* [EXERCISE REQUIREMENTS]
Transcribe the full listing exactly, and drop every picture.

* [PROVIDED DATA]

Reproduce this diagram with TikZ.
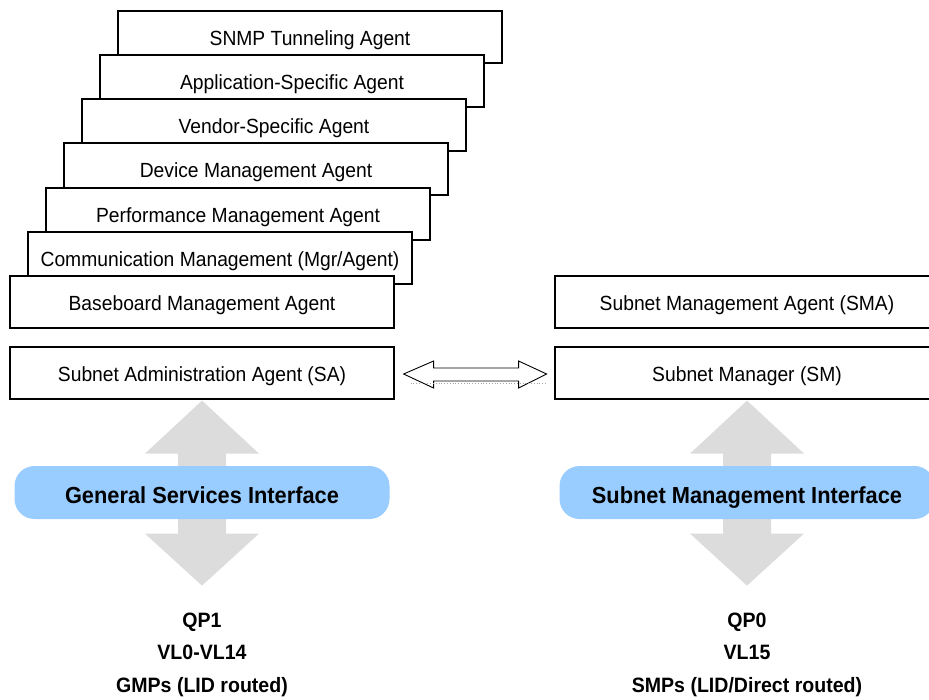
\documentclass[tikz,border=0pt]{standalone}
\usepackage{fontspec}
\setmainfont[FakeStretch=0.94]{Liberation Sans}
\usetikzlibrary{calc}
\definecolor{pillblue}{HTML}{99CCFF}
\definecolor{arrowgray}{HTML}{DCDCDC}
\tikzset{
  agentbox/.style={draw=black, line width=1.2pt, fill=white, minimum width=384pt,
    minimum height=52pt, inner sep=0pt, text height=17.2pt, text depth=0pt,
    font=\fontsize{20.5}{24}\selectfont},
  pill/.style={fill=pillblue, rounded corners=20pt, minimum width=375pt,
    minimum height=53pt, inner sep=0pt, text height=21.6pt, text depth=0pt,
    font=\fontsize{23.2}{27}\selectfont\bfseries},
  footnote/.style={anchor=base, inner sep=0pt, font=\fontsize{20.8}{24}\selectfont\bfseries},
  bigarrow/.style={fill=arrowgray, draw=none},
  linkarrow/.style={draw=black, line width=0.9pt, fill=white, line join=miter},
}
\begin{document}
\begin{tikzpicture}[x=1pt, y=-1pt]
  \useasboundingbox (0,0) rectangle (929,699);
  \clip (0,0) rectangle (929,699);

  % stacked agents, back to front
  \node[agentbox] (snmp) at (310,37)  {SNMP Tunneling Agent};
  \node[agentbox] (app)  at (292,81)  {Application-Specific Agent};
  \node[agentbox] (vsa)  at (274,125) {Vendor-Specific Agent};
  \node[agentbox] (dma)  at (256,169) {Device Management Agent};
  \node[agentbox] (pma)  at (238,214) {Performance Management Agent};
  \node[agentbox] (cma)  at (220,258) {Communication Management (Mgr/Agent)};
  \node[agentbox] (bma)  at (202,302) {Baseboard Management Agent};
  \node[agentbox] (sa)   at (202,373) {Subnet Administration Agent (SA)};

  % subnet management side
  \node[agentbox] (sma) at (747,302) {Subnet Management Agent (SMA)};
  \node[agentbox] (sm)  at (747,373) {Subnet Manager (SM)};

  % wide grey up/down arrows behind the interfaces
  \foreach \src in {sa, sm} {
    \fill[bigarrow] ($(\src.south)+(0,1)$) -- ++(57,53) -- ++(-33,0) -- ++(0,80)
      -- ++(33,0) -- ++(-57,52) -- ++(-57,-52) -- ++(33,0) -- ++(0,-80)
      -- ++(-33,0) -- cycle;
  }

  % interfaces
  \node[pill] (gsi) at (202,492.5) {General Services Interface};
  \node[pill] (smi) at (747,492.5) {Subnet Management Interface};

  % SA <-> SM exchange
  \coordinate (lt) at ($(sa.east)+(9,1)$);
  \draw[linkarrow] (lt) -- ++(30,-13) -- ++(0,7) -- ++(85,0) -- ++(0,-7)
    -- ++(28,13) -- ++(-28,14) -- ++(0,-7) -- ++(-85,0) -- ++(0,7) -- cycle;
  \draw[gray!70, dotted, line width=0.8pt] ($(lt)+(7,9)$) -- ($(sm.west)+(-8,10)$);

  % transport details
  \node[footnote] (qp1) at (202,627)   {QP1};
  \node[footnote] (vl1) at (202,659.5) {VL0-VL14};
  \node[footnote] (gmp) at (202,692)   {GMPs (LID routed)};
  \node[footnote] (qp0) at (747,627)   {QP0};
  \node[footnote] (vl0) at (747,659.5) {VL15};
  \node[footnote] (smp) at (747,692)   {SMPs (LID/Direct routed)};
\end{tikzpicture}
\end{document}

* [FINAL ANSWER]
Reproduce this diagram with TikZ.
\documentclass[tikz,border=0pt]{standalone}
\usepackage{fontspec}
\setmainfont[FakeStretch=0.94]{Liberation Sans}
\usetikzlibrary{calc}
\definecolor{pillblue}{HTML}{99CCFF}
\definecolor{arrowgray}{HTML}{DCDCDC}
\tikzset{
  agentbox/.style={draw=black, line width=1.2pt, fill=white, minimum width=384pt,
    minimum height=52pt, inner sep=0pt, text height=17.2pt, text depth=0pt,
    font=\fontsize{20.5}{24}\selectfont},
  pill/.style={fill=pillblue, rounded corners=20pt, minimum width=375pt,
    minimum height=53pt, inner sep=0pt, text height=21.6pt, text depth=0pt,
    font=\fontsize{23.2}{27}\selectfont\bfseries},
  footnote/.style={anchor=base, inner sep=0pt, font=\fontsize{20.8}{24}\selectfont\bfseries},
  bigarrow/.style={fill=arrowgray, draw=none},
  linkarrow/.style={draw=black, line width=0.9pt, fill=white, line join=miter},
}
\begin{document}
\begin{tikzpicture}[x=1pt, y=-1pt]
  \useasboundingbox (0,0) rectangle (929,699);
  \clip (0,0) rectangle (929,699);

  % stacked agents, back to front
  \node[agentbox] (snmp) at (310,37)  {SNMP Tunneling Agent};
  \node[agentbox] (app)  at (292,81)  {Application-Specific Agent};
  \node[agentbox] (vsa)  at (274,125) {Vendor-Specific Agent};
  \node[agentbox] (dma)  at (256,169) {Device Management Agent};
  \node[agentbox] (pma)  at (238,214) {Performance Management Agent};
  \node[agentbox] (cma)  at (220,258) {Communication Management (Mgr/Agent)};
  \node[agentbox] (bma)  at (202,302) {Baseboard Management Agent};
  \node[agentbox] (sa)   at (202,373) {Subnet Administration Agent (SA)};

  % subnet management side
  \node[agentbox] (sma) at (747,302) {Subnet Management Agent (SMA)};
  \node[agentbox] (sm)  at (747,373) {Subnet Manager (SM)};

  % wide grey up/down arrows behind the interfaces
  \foreach \src in {sa, sm} {
    \fill[bigarrow] ($(\src.south)+(0,1)$) -- ++(57,53) -- ++(-33,0) -- ++(0,80)
      -- ++(33,0) -- ++(-57,52) -- ++(-57,-52) -- ++(33,0) -- ++(0,-80)
      -- ++(-33,0) -- cycle;
  }

  % interfaces
  \node[pill] (gsi) at (202,492.5) {General Services Interface};
  \node[pill] (smi) at (747,492.5) {Subnet Management Interface};

  % SA <-> SM exchange
  \coordinate (lt) at ($(sa.east)+(9,1)$);
  \draw[linkarrow] (lt) -- ++(30,-13) -- ++(0,7) -- ++(85,0) -- ++(0,-7)
    -- ++(28,13) -- ++(-28,14) -- ++(0,-7) -- ++(-85,0) -- ++(0,7) -- cycle;
  \draw[gray!70, dotted, line width=0.8pt] ($(lt)+(7,9)$) -- ($(sm.west)+(-8,10)$);

  % transport details
  \node[footnote] (qp1) at (202,627)   {QP1};
  \node[footnote] (vl1) at (202,659.5) {VL0-VL14};
  \node[footnote] (gmp) at (202,692)   {GMPs (LID routed)};
  \node[footnote] (qp0) at (747,627)   {QP0};
  \node[footnote] (vl0) at (747,659.5) {VL15};
  \node[footnote] (smp) at (747,692)   {SMPs (LID/Direct routed)};
\end{tikzpicture}
\end{document}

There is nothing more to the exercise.